The Black Arrow therefore received four illustrative treatments during his lifetime, two in Britain and two in America: in Young Folks, The Philadelphia Press, and in Charles Scribner’s Sons’ and Cassell and Company’s book editions. The illustrations reproduced here are the book illustrations from the latter two versions. It is interesting to note the contrast in styles of illustration, as Brennan’s illustrations bear close stylistic resemblance in to his American predecessor Merill’s for Treasure Island; Paget’s, by contrast, seem more akin to Roux’s pictures in their more naturalistic use of light and shade. The American illustrations favour woodcut designs, where the British illustrations are photographic reproductions of paintings by the illustrators. Stevenson seems to have been uncomfortable with the former design, which emphasises the drama through a stark linear style. Illustrations for future American publications, of which Stevenson generally approved, reverted to Paget’s more painterly style, particularly those by William Hole for The Master of Ballantrae, and Gordon Browne for “The Beach of Falesa”. The illustrations for all four versions of The Black Arrow cover all the various styles of illustration that Stevenson’s works were subsequently subject to, and demonstrate among other things the variety of pictorial possibilities that his prose opened up for potential illustrators.

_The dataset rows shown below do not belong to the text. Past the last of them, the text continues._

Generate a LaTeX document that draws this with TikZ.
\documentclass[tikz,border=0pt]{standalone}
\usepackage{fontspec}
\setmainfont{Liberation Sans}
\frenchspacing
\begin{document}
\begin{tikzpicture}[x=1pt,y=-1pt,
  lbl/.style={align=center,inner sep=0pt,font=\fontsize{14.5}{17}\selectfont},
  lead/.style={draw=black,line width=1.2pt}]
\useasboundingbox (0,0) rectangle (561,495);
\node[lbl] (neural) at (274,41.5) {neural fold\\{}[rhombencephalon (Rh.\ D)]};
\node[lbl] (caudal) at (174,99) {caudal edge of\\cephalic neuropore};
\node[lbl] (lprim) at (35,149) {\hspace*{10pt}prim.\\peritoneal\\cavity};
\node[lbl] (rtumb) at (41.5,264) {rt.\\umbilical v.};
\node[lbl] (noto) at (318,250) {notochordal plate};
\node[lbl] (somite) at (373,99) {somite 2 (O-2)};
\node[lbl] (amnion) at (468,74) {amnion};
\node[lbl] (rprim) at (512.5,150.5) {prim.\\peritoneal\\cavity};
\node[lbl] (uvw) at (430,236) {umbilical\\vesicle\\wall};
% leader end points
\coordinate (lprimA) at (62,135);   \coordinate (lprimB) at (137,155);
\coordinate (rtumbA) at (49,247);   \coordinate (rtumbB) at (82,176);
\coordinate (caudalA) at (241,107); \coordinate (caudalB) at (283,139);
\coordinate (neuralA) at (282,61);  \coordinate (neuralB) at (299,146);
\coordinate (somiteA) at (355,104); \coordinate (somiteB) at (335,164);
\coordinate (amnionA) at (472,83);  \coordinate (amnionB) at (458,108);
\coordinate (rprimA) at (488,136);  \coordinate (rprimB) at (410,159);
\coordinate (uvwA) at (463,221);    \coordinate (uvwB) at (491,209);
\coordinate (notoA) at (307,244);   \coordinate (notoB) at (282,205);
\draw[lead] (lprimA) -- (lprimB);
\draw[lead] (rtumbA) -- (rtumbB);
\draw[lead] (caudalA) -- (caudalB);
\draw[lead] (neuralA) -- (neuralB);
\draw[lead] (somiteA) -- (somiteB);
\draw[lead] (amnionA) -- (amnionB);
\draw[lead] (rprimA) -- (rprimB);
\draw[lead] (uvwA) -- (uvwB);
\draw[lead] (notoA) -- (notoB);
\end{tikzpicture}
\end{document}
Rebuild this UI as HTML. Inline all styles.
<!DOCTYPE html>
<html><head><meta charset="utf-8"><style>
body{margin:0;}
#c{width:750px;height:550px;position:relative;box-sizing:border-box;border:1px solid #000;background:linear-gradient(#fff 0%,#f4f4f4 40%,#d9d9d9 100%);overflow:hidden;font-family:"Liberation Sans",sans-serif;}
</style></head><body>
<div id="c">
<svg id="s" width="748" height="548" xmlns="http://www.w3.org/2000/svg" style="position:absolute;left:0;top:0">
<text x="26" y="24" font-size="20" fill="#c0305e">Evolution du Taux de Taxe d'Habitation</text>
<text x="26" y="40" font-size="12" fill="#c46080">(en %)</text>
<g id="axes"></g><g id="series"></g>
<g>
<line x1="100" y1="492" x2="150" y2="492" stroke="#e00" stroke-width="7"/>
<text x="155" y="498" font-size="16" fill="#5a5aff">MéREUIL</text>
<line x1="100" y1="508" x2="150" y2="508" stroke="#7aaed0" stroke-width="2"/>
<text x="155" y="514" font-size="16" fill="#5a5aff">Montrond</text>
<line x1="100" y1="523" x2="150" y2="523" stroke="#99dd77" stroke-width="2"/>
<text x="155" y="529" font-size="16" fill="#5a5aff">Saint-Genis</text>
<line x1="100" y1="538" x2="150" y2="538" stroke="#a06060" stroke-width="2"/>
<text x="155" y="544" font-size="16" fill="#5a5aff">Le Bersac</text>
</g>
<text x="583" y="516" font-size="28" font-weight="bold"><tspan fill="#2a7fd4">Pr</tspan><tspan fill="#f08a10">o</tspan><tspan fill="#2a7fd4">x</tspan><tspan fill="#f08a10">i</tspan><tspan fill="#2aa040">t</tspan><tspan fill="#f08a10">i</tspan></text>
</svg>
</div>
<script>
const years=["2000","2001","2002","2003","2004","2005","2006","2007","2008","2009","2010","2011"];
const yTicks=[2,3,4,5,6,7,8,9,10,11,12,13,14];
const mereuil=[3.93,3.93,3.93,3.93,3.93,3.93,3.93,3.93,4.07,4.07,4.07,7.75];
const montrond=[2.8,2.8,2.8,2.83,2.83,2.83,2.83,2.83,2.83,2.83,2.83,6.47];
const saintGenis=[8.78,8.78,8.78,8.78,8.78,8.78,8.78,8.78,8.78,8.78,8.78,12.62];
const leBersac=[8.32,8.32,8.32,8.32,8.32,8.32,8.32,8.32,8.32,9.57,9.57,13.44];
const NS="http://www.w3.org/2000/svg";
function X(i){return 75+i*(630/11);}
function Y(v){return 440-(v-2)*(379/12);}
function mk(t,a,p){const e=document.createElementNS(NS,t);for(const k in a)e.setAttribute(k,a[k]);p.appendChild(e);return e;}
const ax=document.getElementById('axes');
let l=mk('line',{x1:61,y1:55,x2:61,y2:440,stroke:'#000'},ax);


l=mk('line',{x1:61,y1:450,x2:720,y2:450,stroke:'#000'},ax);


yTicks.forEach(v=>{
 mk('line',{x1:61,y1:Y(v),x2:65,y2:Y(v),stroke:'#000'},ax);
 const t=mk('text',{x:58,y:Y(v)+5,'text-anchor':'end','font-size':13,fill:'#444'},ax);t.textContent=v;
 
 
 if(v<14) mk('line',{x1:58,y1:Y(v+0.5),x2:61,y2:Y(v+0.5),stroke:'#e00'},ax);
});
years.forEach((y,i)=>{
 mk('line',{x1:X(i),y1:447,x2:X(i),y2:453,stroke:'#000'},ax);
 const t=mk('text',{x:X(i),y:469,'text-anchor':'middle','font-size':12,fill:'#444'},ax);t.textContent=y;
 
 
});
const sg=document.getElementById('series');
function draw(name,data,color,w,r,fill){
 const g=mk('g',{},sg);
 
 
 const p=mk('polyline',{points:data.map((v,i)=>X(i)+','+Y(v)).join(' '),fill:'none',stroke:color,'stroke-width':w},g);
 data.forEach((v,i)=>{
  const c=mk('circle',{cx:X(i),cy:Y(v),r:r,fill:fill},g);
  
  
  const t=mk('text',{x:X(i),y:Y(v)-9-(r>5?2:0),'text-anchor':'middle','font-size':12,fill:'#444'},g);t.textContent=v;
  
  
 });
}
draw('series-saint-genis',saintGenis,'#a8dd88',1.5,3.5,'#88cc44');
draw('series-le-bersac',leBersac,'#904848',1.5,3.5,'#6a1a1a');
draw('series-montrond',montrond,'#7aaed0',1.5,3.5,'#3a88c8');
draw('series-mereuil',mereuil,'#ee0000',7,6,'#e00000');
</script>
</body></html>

[i] Roger Swearingen, Prose Writings of Robert Louis Stevenson: A Guide (Connecticut: Archon Books, 1980), p. 83.
[ii] Robert Louis Stevenson, The Letters of Robert Louis Stevenson, ed. Bradford A. Booth and Ernest Mayhew (New Haven and London: Yale University Press, 1994), 8 vols. 4:199.
[iii][iii] Letters, 6:40.
[iv] Letters, 6: 143. The reference here to the “cut down” story refers to the cutting of five chapters from the beginning of the Young Folks versions on McClure’s insistence.